Keep only the lines of the listing that include the word "this", and copy them.
◆ ◆ ◆ ◆ ◆
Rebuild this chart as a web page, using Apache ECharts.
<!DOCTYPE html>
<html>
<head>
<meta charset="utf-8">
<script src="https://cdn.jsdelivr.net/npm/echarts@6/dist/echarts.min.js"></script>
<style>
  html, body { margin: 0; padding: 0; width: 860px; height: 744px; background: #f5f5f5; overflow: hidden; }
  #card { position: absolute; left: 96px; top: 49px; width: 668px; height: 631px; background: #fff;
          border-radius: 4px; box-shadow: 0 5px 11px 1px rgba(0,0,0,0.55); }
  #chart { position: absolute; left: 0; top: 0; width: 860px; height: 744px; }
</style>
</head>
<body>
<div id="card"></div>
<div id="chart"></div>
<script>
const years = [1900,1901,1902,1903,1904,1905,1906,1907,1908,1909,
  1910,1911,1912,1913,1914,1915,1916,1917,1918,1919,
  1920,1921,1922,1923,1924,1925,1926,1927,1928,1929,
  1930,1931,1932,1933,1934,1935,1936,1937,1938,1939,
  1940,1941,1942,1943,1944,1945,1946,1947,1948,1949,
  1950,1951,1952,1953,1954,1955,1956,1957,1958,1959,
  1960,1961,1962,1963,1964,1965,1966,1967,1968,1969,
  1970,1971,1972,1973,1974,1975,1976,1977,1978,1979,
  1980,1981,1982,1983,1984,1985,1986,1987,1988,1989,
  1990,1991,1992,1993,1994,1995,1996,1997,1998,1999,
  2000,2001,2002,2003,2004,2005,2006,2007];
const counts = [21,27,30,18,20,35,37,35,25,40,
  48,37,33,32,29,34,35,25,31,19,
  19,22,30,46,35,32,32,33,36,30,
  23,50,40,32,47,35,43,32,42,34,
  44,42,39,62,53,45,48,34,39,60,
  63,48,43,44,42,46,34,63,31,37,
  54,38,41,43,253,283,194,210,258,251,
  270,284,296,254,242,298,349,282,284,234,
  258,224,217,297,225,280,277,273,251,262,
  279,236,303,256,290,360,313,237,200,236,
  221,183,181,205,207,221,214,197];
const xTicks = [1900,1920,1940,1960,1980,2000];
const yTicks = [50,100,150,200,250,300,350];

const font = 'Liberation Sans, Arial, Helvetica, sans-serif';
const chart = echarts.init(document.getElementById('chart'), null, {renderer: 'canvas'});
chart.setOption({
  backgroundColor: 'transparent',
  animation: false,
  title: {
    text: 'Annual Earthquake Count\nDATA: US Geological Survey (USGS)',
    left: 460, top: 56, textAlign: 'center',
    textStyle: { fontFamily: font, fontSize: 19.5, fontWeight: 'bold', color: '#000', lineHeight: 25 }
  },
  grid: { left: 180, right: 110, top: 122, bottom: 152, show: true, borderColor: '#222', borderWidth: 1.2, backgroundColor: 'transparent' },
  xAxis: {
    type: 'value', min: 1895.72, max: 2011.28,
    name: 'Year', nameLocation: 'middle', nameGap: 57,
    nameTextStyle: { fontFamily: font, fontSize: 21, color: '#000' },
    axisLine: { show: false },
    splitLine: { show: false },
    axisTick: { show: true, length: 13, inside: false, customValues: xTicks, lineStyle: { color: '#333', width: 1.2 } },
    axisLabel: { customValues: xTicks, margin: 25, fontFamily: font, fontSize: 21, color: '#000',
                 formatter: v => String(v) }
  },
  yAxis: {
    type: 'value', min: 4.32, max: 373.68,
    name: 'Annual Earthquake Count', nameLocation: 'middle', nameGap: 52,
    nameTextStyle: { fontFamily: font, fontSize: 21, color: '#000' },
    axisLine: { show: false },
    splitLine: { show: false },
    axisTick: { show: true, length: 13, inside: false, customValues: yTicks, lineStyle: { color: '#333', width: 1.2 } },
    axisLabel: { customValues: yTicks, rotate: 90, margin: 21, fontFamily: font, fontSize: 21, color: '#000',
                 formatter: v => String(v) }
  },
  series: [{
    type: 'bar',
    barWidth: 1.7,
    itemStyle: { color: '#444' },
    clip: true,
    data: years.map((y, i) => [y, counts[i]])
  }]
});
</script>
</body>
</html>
◆ ◆ ◆ ◆ ◆
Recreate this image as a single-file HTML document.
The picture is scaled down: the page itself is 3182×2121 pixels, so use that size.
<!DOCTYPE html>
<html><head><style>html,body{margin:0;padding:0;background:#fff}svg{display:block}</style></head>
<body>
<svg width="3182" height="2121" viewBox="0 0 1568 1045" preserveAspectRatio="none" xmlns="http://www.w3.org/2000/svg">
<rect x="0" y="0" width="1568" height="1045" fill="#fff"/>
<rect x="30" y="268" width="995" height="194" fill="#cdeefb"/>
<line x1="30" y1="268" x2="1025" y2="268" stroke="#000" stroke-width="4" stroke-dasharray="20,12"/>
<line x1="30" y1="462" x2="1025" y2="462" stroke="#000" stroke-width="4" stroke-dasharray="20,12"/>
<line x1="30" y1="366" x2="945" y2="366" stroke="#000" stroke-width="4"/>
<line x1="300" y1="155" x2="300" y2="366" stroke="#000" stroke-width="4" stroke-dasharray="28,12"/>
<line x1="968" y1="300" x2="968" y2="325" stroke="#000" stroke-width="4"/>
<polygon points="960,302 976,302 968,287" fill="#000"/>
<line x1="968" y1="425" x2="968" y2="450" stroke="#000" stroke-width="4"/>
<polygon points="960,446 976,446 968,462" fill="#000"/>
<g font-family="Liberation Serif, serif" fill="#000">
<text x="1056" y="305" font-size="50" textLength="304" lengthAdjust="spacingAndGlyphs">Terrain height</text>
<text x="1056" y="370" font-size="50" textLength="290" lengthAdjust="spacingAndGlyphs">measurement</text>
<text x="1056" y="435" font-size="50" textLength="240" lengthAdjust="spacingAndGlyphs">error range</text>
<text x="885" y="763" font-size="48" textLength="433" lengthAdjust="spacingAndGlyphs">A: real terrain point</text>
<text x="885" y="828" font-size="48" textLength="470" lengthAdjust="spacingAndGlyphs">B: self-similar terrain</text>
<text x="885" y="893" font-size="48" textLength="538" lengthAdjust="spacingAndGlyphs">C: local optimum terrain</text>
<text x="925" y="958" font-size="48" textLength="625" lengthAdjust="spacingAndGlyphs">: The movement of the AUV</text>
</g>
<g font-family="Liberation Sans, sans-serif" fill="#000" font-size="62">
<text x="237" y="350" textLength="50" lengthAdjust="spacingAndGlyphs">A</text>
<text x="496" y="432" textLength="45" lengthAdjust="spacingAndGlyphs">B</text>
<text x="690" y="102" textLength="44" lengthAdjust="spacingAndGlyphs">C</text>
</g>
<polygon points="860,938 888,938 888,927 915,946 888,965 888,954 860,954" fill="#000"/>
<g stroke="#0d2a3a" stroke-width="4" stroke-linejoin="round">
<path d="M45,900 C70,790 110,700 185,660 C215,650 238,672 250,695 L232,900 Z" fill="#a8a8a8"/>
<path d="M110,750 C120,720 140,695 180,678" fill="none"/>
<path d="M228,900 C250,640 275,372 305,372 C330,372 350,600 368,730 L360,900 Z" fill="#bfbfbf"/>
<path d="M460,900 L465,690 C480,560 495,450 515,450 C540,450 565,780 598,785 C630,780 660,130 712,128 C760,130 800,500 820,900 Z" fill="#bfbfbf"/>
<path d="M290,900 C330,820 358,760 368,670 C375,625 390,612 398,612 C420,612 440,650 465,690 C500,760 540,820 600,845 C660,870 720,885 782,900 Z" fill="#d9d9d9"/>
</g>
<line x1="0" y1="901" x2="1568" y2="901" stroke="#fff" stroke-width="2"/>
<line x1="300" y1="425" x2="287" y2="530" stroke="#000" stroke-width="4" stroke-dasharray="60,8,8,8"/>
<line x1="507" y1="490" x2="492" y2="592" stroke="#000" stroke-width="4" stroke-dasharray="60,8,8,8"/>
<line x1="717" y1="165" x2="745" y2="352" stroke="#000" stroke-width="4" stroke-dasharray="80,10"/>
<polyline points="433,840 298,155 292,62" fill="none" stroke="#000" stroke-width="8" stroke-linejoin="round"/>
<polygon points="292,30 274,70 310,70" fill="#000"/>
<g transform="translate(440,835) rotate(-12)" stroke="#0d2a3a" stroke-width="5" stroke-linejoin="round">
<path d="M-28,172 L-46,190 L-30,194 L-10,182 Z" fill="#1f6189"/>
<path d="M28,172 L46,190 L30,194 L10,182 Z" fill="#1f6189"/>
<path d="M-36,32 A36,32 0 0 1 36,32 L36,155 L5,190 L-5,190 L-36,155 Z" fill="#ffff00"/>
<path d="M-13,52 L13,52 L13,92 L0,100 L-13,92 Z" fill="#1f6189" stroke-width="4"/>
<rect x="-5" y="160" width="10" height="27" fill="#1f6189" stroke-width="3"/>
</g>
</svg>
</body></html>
◆ ◆ ◆ ◆ ◆
(THE SOLUTION):
Rebuild this chart as a web page, using Apache ECharts.
Recreate this image as a single-file HTML document.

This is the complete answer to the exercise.